E, soprattutto, in testa, il pensiero è tutto per una questione lasciata in sospeso, nel mistero di parole non dette e di ogni sorta di supposizioni, speranze, timori.
Ma, questi, sono problemi di qui. Domani a quest'ora sarò in Perù, a Lima, e tutti questi pensieri non dovranno più esserci.
Ora metto il tappo alla penna e chiudo gli occhi: tento ancora un'oretta di sonno; dopodichè, il suono della sveglia e l'odore di una tazza di caffè mi ricorderanno che è ora di mettersi in viaggio.

domenica 24 agosto 2008

Dove eravamo

Domani si incomincia il racconto.. per ora la cartina dei luoghi attraverso cui siamo passati..

Premessa al blog

Ho deciso, a un anno di distanza, di scrivere ciò che durante i giorni passati in Perù avevo annotato su un blocchetto.
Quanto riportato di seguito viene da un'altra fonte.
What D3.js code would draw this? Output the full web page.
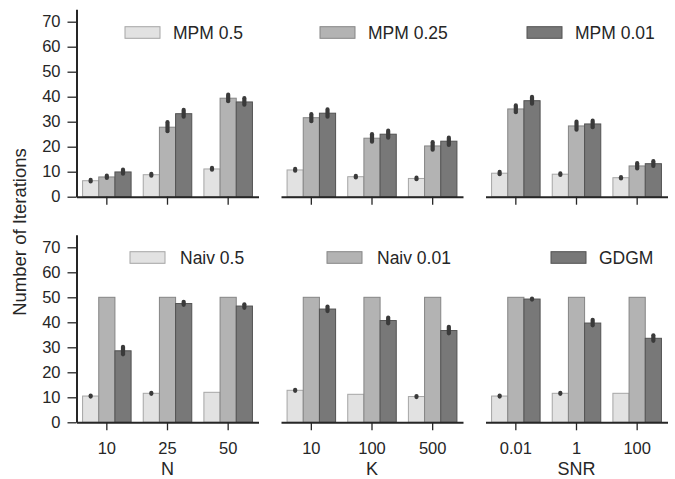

Mi è capitato sotto gli occhi di nuovo durante questi giorni e l'ho riletto; in certi passi, è vero, quello che ho scritto tocca anche aspetti miei personali di quel periodo dell'estate dell'anno scorso. Ho deciso comunque di non eliminare nulla nella trascrizione dal blocchetto al blog, e di riportare pari pari quanto avevo scritto, benchè certamente delle mie cose personali non debba interessare nulla, e debbano peraltro ritenersi decisamente marginali al resto, che rappresenta l'essenza della decisione di condividere l'esperienza mia e dei miei 12 "compagni di avventura" con chi vorrà dare, appunto come dice il nome del blog, uno sguardo diverso e prendere coscienza di realtà tanto lontane dalla nostra.
Preciso che il blog nasce esclusivamente con lo scopo di raccontare quei giorni vissuti in Perù e che, pertanto, una volta concluso il racconto di questi giorni non sarà utilizzato per niente altro e non sarà più aggiornato.
Preciso, inoltre, che tutto quanto racconterò saranno pensieri strettamente personali. Certo i miei compagni di avventura, potranno (e anzi sono invitati) oltre che commentare (cosa che potrete fare tutti), anche ampliare, correggere o raccontare qualcosa che a me non aveva colpito particolarmente o che ho tralasciato.
Detto questo.. Benvenuti a tutti e buona lettura!